By Will Rizzo | Photos by Nick Kelley
For the last decade, Alvin Dedeaux has been in near constant motion, moving between Texas’ central coast and the Hill Country’s rivers, working a schedule determined by clients, seasons, winds, and tides.
When Stonefly reached Dedeaux, he was back in Austin from guiding on the flats, a trip he makes enough to have put 130,000 miles on his Toyota in three years. “My wife, Lenée, and I run All Water Guides and she cuts me off after booking 250 trips,” he says.
It was a rare afternoon when Dedeaux wasn’t poling his Hell’s Bay off Port Aransas or guiding clients on the Colorado River and was home to return emails and maintain the five guide boats he keeps in his backyard (the skiff is parked on the coast). We talked about his previous life as a musician touring with bands like Fugazi and Nirvana, Austin’s early fly-fishing scene and the incredible urban fishery downstream of the city.
Dedeaux: His Upbringing
My upbringing definitely had something to do with why I guide. I knew I didn’t want to work for anyone, and I knew I wanted to be outdoors. I don’t think I could’ve done anything else.
I grew up in Houston, which isn’t a place you think of for hunting and fishing, but when I was there, we kind of lived on the edge of civilization. As a kid, I was able to jump over the fence behind my parents’ house with a fishing rod or shotgun and have at it.
Dedeaux’s Funk Band
I came to Austin to go to UT and got into the music scene from the mid-’80s to early ’90s. It was also when my fly-fishing career took off. Bad Mutha Goose and the Brothers Grimm was a straight-up ’70s-style funk band. If you saw us with the music turned down, you’d probably have thought we were a punk band. It was a wild stage show.

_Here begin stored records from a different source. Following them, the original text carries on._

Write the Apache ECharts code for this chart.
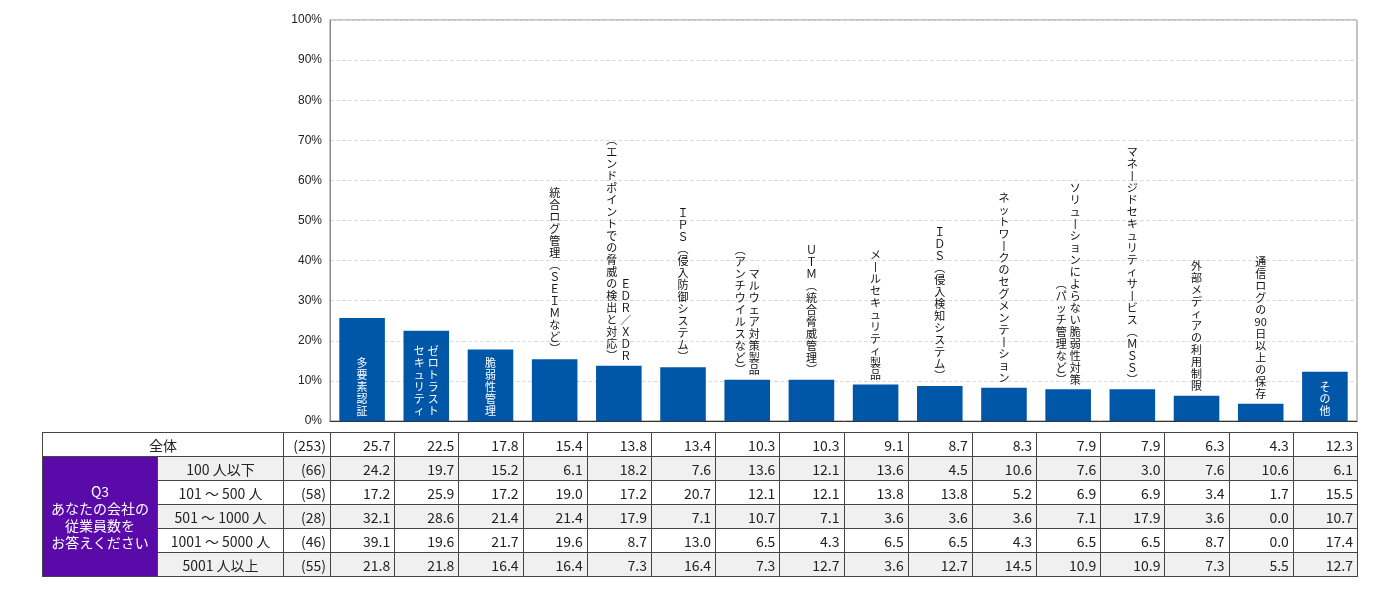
<!DOCTYPE html>
<html><head><meta charset="utf-8">
<script src="https://cdn.jsdelivr.net/npm/echarts@6/dist/echarts.min.js"></script>
<style>
body{margin:0;background:#fff;font-family:"Noto Sans CJK JP",sans-serif;}
#chart{position:absolute;left:0;top:0;width:1400px;height:600px;}
#tbl{position:absolute;left:42px;top:432px;border-collapse:collapse;table-layout:fixed;font-size:14px;color:#222;}
#tbl td{border:1px solid #444;height:23px;padding:0 4px;text-align:right;white-space:nowrap;}
#tbl td.c{text-align:center;}
#tbl tr.g td{background:#f0f0f0;}
#tbl tr td.q{background:#5a0aa8;color:#fff;text-align:center;line-height:17px;}
</style></head><body>
<div id="chart"></div>
<table id="tbl"></table>
<script>
// 各項目ラベル（右の列から順に）
var categories = [
  ['多要素認証'],
  ['ゼロトラスト', 'セキュリティ'],
  ['脆弱性管理'],
  ['統合ログ管理（ＳＥＩＭなど）'],
  ['ＥＤＲ／ＸＤＲ', '（エンドポイントでの脅威の検出と対応）'],
  ['ＩＰＳ（侵入防御システム）'],
  ['マルウェア対策製品', '（アンチウイルスなど）'],
  ['ＵＴＭ（統合脅威管理）'],
  ['メールセキュリティ製品'],
  ['ＩＤＳ（侵入検知システム）'],
  ['ネットワークのセグメンテーション'],
  ['ソリューションによらない脆弱性対策', '（パッチ管理など）'],
  ['マネージドセキュリティサービス（ＭＳＳ）'],
  ['外部メディアの利用制限'],
  ['通信ログの90日以上の保存'],
  ['その他']
];
var insideLabel = [true, true, true, false, false, false, false, false, false, false, false, false, false, false, false, true];
var totalValues = [25.7, 22.5, 17.8, 15.4, 13.8, 13.4, 10.3, 10.3, 9.1, 8.7, 8.3, 7.9, 7.9, 6.3, 4.3, 12.3];
var totalN = 253;
var groupTitle = 'Q3<br>あなたの会社の<br>従業員数を<br>お答えください';
var rowLabels = ['100 人以下', '101 ～ 500 人', '501 ～ 1000 人', '1001 ～ 5000 人', '5001 人以上'];
var rowN = [66, 58, 28, 46, 55];
var rowValues = [
  [24.2, 19.7, 15.2, 6.1, 18.2, 7.6, 13.6, 12.1, 13.6, 4.5, 10.6, 7.6, 3.0, 7.6, 10.6, 6.1],
  [17.2, 25.9, 17.2, 19.0, 17.2, 20.7, 12.1, 12.1, 13.8, 13.8, 5.2, 6.9, 6.9, 3.4, 1.7, 15.5],
  [32.1, 28.6, 21.4, 21.4, 17.9, 7.1, 10.7, 7.1, 3.6, 3.6, 3.6, 7.1, 17.9, 3.6, 0.0, 10.7],
  [39.1, 19.6, 21.7, 19.6, 8.7, 13.0, 6.5, 4.3, 6.5, 6.5, 4.3, 6.5, 6.5, 8.7, 0.0, 17.4],
  [21.8, 21.8, 16.4, 16.4, 7.3, 16.4, 7.3, 12.7, 3.6, 12.7, 14.5, 10.9, 10.9, 7.3, 5.5, 12.7]
];
var yTicks = [0, 10, 20, 30, 40, 50, 60, 70, 80, 90, 100];

// 縦書き用に1文字ずつ改行
function vert(s) {
  var map = {'（': '︵', '）': '︶', 'ー': '丨'};
  var toks = s.match(/[0-9]+|./g);
  return toks.map(function (t) { return map[t] || t; }).join('\n');
}

function labelFor(i, col) {
  var cols = categories[i];
  if (col >= cols.length) return {show: false};
  var inside = insideLabel[i];
  var off = cols.length === 2 ? (col === 0 ? 7 : -7) : 0;
  return {
    show: true,
    position: inside ? 'insideBottom' : 'top',
    distance: 4,
    offset: [off, 0],
    formatter: vert(cols[col]),
    color: inside ? '#fff' : '#111',
    fontSize: 11,
    lineHeight: 12,
    fontFamily: 'Noto Sans CJK JP'
  };
}

var s0 = totalValues.map(function (v, i) { return {value: v, label: labelFor(i, 0)}; });
var s1 = totalValues.map(function (v, i) { return {value: v, label: labelFor(i, 1)}; });

var chart = echarts.init(document.getElementById('chart'));
chart.setOption({
  animation: false,
  grid: {left: 330, right: 43, top: 20, bottom: 179, show: true, borderColor: '#888', borderWidth: 1},
  xAxis: {
    type: 'category',
    data: categories.map(function (c) { return c.join(''); }),
    axisLabel: {show: false},
    axisTick: {show: false},
    axisLine: {lineStyle: {color: '#333'}}
  },
  yAxis: {
    type: 'value', min: yTicks[0], max: yTicks[yTicks.length - 1], interval: 10,
    axisLabel: {formatter: '{value}%', color: '#222', fontSize: 12},
    axisTick: {show: false},
    axisLine: {show: true, lineStyle: {color: '#888'}},
    splitLine: {lineStyle: {color: '#ddd', type: 'dashed'}}
  },
  series: [
    {type: 'bar', data: s0, barWidth: '71%', barGap: '-100%', itemStyle: {color: '#0057a8'}, z: 3},
    {type: 'bar', data: s1, barWidth: '71%', barGap: '-100%', itemStyle: {color: 'rgba(0,0,0,0)'}, z: 4}
  ]
});

// 表
var colW = (1357 - 330) / categories.length;
var html = '<colgroup><col style="width:115px"><col style="width:126px"><col style="width:47px">';
categories.forEach(function () { html += '<col style="width:' + colW + 'px">'; });
html += '</colgroup>';
html += '<tr><td class="c" colspan="2">全体</td><td>(' + totalN + ')</td>' +
  totalValues.map(function (v) { return '<td>' + v.toFixed(1) + '</td>'; }).join('') + '</tr>';
rowLabels.forEach(function (lab, r) {
  html += '<tr class="' + (r % 2 === 0 ? 'g' : '') + '">';
  if (r === 0) html += '<td class="q" rowspan="5">' + groupTitle + '</td>';
  html += '<td class="c">' + lab + '</td><td>(' + rowN[r] + ')</td>' +
    rowValues[r].map(function (v) { return '<td>' + v.toFixed(1) + '</td>'; }).join('') + '</tr>';
});
var tbl = document.getElementById('tbl');
tbl.innerHTML = html;
tbl.style.width = (1357 - 42) + 'px';
</script>
</body></html>
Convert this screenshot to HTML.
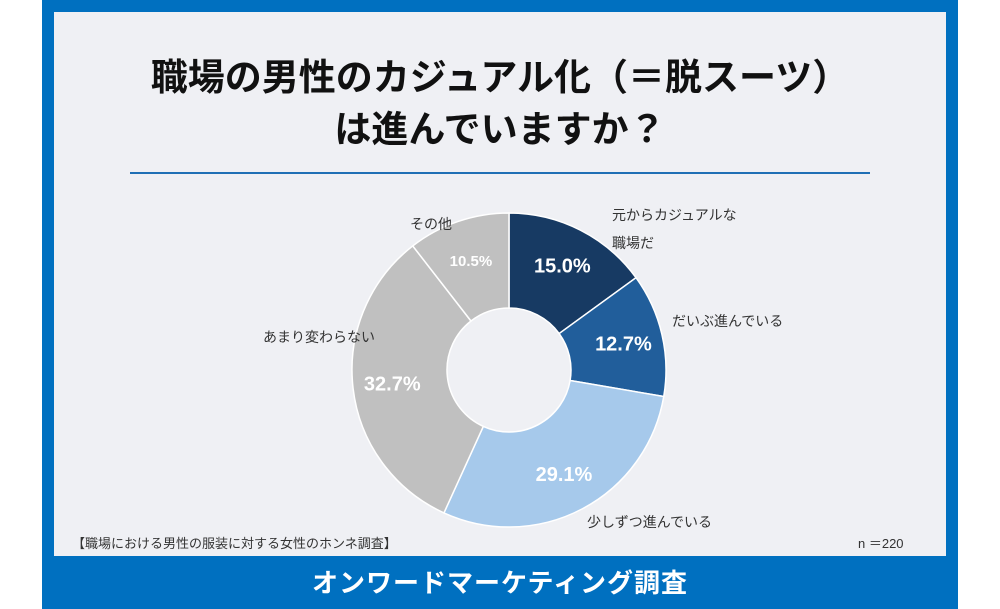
<!DOCTYPE html>
<html><head><meta charset="utf-8"><style>
body{margin:0;width:1000px;height:609px;background:#fff;position:relative;overflow:hidden;font-family:"Liberation Sans","Noto Sans CJK JP",sans-serif}
.frame{position:absolute;left:42px;top:0;width:916px;height:609px;background:#0070c0}
.panel{position:absolute;left:54px;top:12px;width:892px;height:544px;background:#eff0f4}
.t{position:absolute;white-space:nowrap}
</style></head><body>
<div class="frame"></div>
<div class="panel"></div>
<div class="t" style="left:0;width:1000px;top:52px;text-align:center;font-size:37px;font-weight:bold;line-height:52px;color:#111">職場の男性のカジュアル化（＝脱スーツ）<br>は進んでいますか？</div>
<div style="position:absolute;left:130px;top:172px;width:740px;height:2px;background:#1f6fb5"></div>
<svg id="pie" width="1000" height="609" style="position:absolute;left:0;top:0"></svg>
<div class="t" style="left:72px;top:533px;font-size:13px;color:#333">【職場における男性の服装に対する女性のホンネ調査】</div>
<div class="t" style="left:858px;top:533px;font-size:13px;color:#333">n ＝220</div>
<div class="t" style="left:0;width:1000px;top:563px;text-align:center;font-size:26px;font-weight:bold;color:#fff;letter-spacing:1px">オンワードマーケティング調査</div>
<script>
const categories=["元からカジュアルな職場だ","だいぶ進んでいる","少しずつ進んでいる","あまり変わらない","その他"];
const values=[15.0,12.7,29.1,32.7,10.5];
const valueLabels=["15.0%","12.7%","29.1%","32.7%","10.5%"];
const colors=["#173a63","#215e9b","#a6c9eb","#c0c0c0","#c0c0c0"];
const ns="http://www.w3.org/2000/svg",svg=document.getElementById('pie');
const cx=509,cy=370,R=157,r=62;
const total=values.reduce((a,b)=>a+b,0);
function pt(a,rad){return [cx+rad*Math.sin(a),cy-rad*Math.cos(a)];}
let a0=0;
values.forEach((v,i)=>{
 const a1=a0+v/total*2*Math.PI,lg=(a1-a0)>Math.PI?1:0;
 const [x1,y1]=pt(a0,R),[x2,y2]=pt(a1,R),[x3,y3]=pt(a1,r),[x4,y4]=pt(a0,r);
 const p=document.createElementNS(ns,'path');
 p.setAttribute('d',`M${x1},${y1}A${R},${R} 0 ${lg} 1 ${x2},${y2}L${x3},${y3}A${r},${r} 0 ${lg} 0 ${x4},${y4}Z`);
 p.setAttribute('fill',colors[i]);p.setAttribute('stroke','#fff');p.setAttribute('stroke-width','1.5');
 
 
 svg.appendChild(p);
 const mid=(a0+a1)/2,[lx,ly]=pt(mid,(R+r)/2+8);
 const t=document.createElementNS(ns,'text');
 t.setAttribute('x',lx);t.setAttribute('y',ly+7);t.setAttribute('text-anchor','middle');
 t.setAttribute('font-size',i==4?'15':'20');t.setAttribute('font-weight','bold');
 t.setAttribute('fill',i==2?'#fff':'#fff');
 t.setAttribute('font-family','Liberation Sans, sans-serif');
 t.textContent=valueLabels[i];
 
 
 svg.appendChild(t);
 a0=a1;
});
const catPos=[[612,220],[672,326],[587,527],[263,342],[410,229]];
categories.forEach((c,i)=>{
 const lines=i==0?["元からカジュアルな","職場だ"]:[c];
 lines.forEach((l,j)=>{
  const t=document.createElementNS(ns,'text');
  t.setAttribute('x',catPos[i][0]);t.setAttribute('y',catPos[i][1]+j*28);
  t.setAttribute('font-size','14');t.setAttribute('fill','#333');
  t.setAttribute('font-family','Liberation Sans, Noto Sans CJK JP, sans-serif');
  t.textContent=l;
  
  
  svg.appendChild(t);
 });
});
</script>
</body></html>
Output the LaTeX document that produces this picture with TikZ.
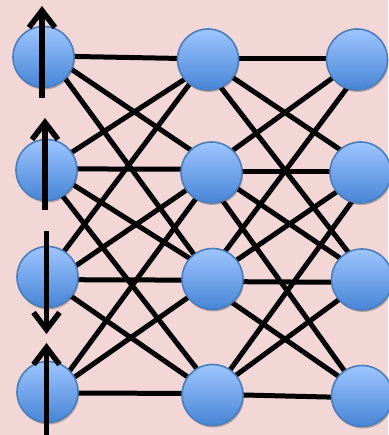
\documentclass[tikz,border=0pt]{standalone}
\usetikzlibrary{arrows.meta,shadows}
\pgfdeclarelayer{back}
\pgfdeclarelayer{bg}
\pgfsetlayers{back,bg,main}
\definecolor{pinkbg}{HTML}{F3D7D7}
\definecolor{ntop}{HTML}{9EC5FF}
\definecolor{nbot}{HTML}{4785D6}
\definecolor{nborder}{HTML}{4A7EBB}
\tikzset{
  neuron/.style={circle, minimum size=61pt, inner sep=0pt, draw=nborder, line width=1.6pt,
    top color=ntop, bottom color=nbot,
    drop shadow={shadow xshift=1pt, shadow yshift=-2pt, opacity=0.25, fill=black}},
  link/.style={line width=5pt, black, shorten <=-6pt, shorten >=-6pt},
  spin/.style={line width=5.5pt, black, -{Straight Barb[length=17pt,width=26pt]}}
}
\begin{document}
\begin{tikzpicture}[x=1pt,y=-1pt]
\begin{pgfonlayer}{back}
\fill[pinkbg] (0,0) rectangle (388,435);
\end{pgfonlayer}
\useasboundingbox (0,0) rectangle (388,435);
% left column
\node[neuron] (l1) at (43.5,57) {};
\node[neuron] (l2) at (46.5,170) {};
\node[neuron] (l3) at (47.5,277) {};
\node[neuron] (l4) at (47.5,392) {};
% middle column
\node[neuron] (m1) at (208,59.5) {};
\node[neuron] (m2) at (211.5,172.5) {};
\node[neuron] (m3) at (212.5,279) {};
\node[neuron] (m4) at (212.5,395) {};
% right column
\node[neuron] (r1) at (357,59.5) {};
\node[neuron] (r2) at (360.5,172.5) {};
\node[neuron] (r3) at (362,279.5) {};
\node[neuron] (r4) at (362,396) {};
\begin{pgfonlayer}{bg}
% left -- middle
\draw[link] (l1.1)   -- (m1.178);
\draw[link] (l1.-24) -- (m2.133);
\draw[link] (l1.-45) -- (m3.127);
\draw[link] (l2.35)  -- (m1.220);
\draw[link] (l2.2)   -- (m2.174);
\draw[link] (l2.-29) -- (m3.138);
\draw[link] (l2.-58) -- (m4.121);
\draw[link] (l3.57)  -- (m1.233);
\draw[link] (l3.22)  -- (m2.215);
\draw[link] (l3.-5)  -- (m3.182);
\draw[link] (l3.-39) -- (m4.144);
\draw[link] (l4.44)  -- (m2.239);
\draw[link] (l4.29)  -- (m3.217);
\draw[link] (l4.-2)  -- (m4.177);
% middle -- right
\draw[link] (m1.2)   -- (r1.178);
\draw[link] (m1.-36) -- (r2.132);
\draw[link] (m1.-65) -- (r3.117);
\draw[link] (m2.46)  -- (r1.217);
\draw[link] (m3.65)  -- (r1.250);
\draw[link] (m2.1)   -- (r2.179);
\draw[link] (m2.-32) -- (r3.136);
\draw[link] (m2.-68) -- (r4.125);
\draw[link] (m3.38)  -- (r2.219);
\draw[link] (m4.55)  -- (r2.253);
\draw[link] (m3.-5)  -- (r3.185);
\draw[link] (m3.-50) -- (r4.140);
\draw[link] (m4.40)  -- (r3.221);
\draw[link] (m4.0)   -- (r4.182);
\end{pgfonlayer}
% spins
\coordinate (s1a) at (42,98);   \coordinate (s1b) at (42,6);
\coordinate (s2a) at (45,210);  \coordinate (s2b) at (45,118);
\coordinate (s3a) at (46.5,231); \coordinate (s3b) at (46.5,334);
\coordinate (s4a) at (46.5,436); \coordinate (s4b) at (46.5,343);
\draw[spin] (s1a) -- (s1b);
\draw[spin] (s2a) -- (s2b);
\draw[spin] (s3a) -- (s3b);
\draw[spin] (s4a) -- (s4b);
\end{tikzpicture}
\end{document}
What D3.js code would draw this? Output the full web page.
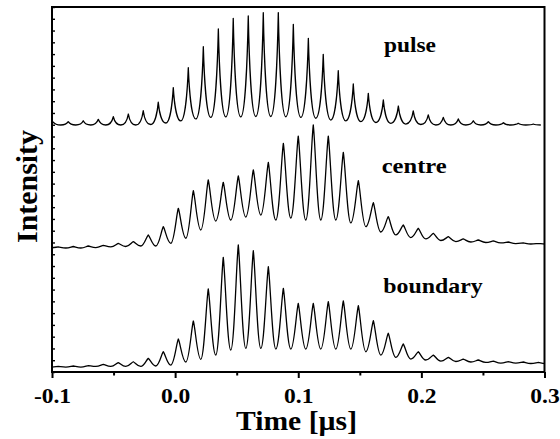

We were pretty lucky, Austin had a booming music scene even back then. The band was pretty successful and we were able to quit our day jobs, which is the dream of every struggling musician. We played with the Neville Brothers. I shared a mic with Afrika Bambaataa, from the proto hip-hop scene. Fugazi opened for us on a bunch of gigs. We went to the Bay Area and played with Primus. On another tour there, Nirvana was our opening band. Crazy.
Balancing Two Lives: Fisherman and Musician
It allowed me to do a lot of fishing. Unless we were on tour, we only played on the weekends. I’d leave a gig on a Saturday night and everyone else would head home to practice and I’d drive to New Mexico or Colorado. I’d fish all week and meet the band at the next gig on the following Friday.
I worked at the Austin Angler for 10 or 12 years, beginning in the mid-’90s after I’d gotten out of music. It was a pretty magical place. The shop was in downtown Austin, on Congress Street, upstairs above a Mexican restaurant, Manuel’s. When they first opened, it was still a sketchy part of town. There was a punk rock bar on one side and across the street there were wino bars and a Greyhound bus station. People came from all over for that shop. It was hard to find but it was full-on.
JT Van Zant worked there with me. Joey Lin, who runs the Northern Patagonia Fishing Club, was also there. Dave Mangum was a customer and hung out at the shop. Dave and I spent a lot of time on the coast, running a beat-up little skiff we had at the time. Dave was working at a bar and would get off work at 3 a.m. and show up at my house. Then we’d drive to the coast, fish all day and then drive straight back. It was pretty hardcore.
Alvin’s Discovery of Guiding
I discovered guiding almost by accident. A few of us started guiding out of the shop a few days a week, and when the Austin Angler shut down in 2004, I decided to keep doing it.
The Colorado River runs through downtown, it’s the heart of central Texas. It’s the longest river in the state, about 800 miles. Even downstream of Austin, where there’s a million people, I can drive 20 minutes, hit the water, fish 10 miles of river, and not see another boat all day.
As soon you get past the last dam, which is almost in downtown Austin, it’s pretty much no-man’s land.
The river has clear water, which is rare for Texas. It looks like a trout stream in places.
We have the state fish there, the Guadeloupe bass, and largemouth up to 10 or 11 pounds. It’s a pretty amazing fishery.
The Texas Fishery
Part of being an urban fly-fishing guide and working on the Texas coast is being able to show
people the wild stuff right in their backyard, which is pretty cool.
My goal is to find a way to catch redfish and bass during the same day. It would depend on the time of year, tides, and winds. Get up early on the coast, catch some redfish, then park the skiff, hop in the truck, and drive up to Austin. Then jump in the jet boat, get on the river, and catch some bass.
I haven’t done it yet but it’s in the works. Might make a great film.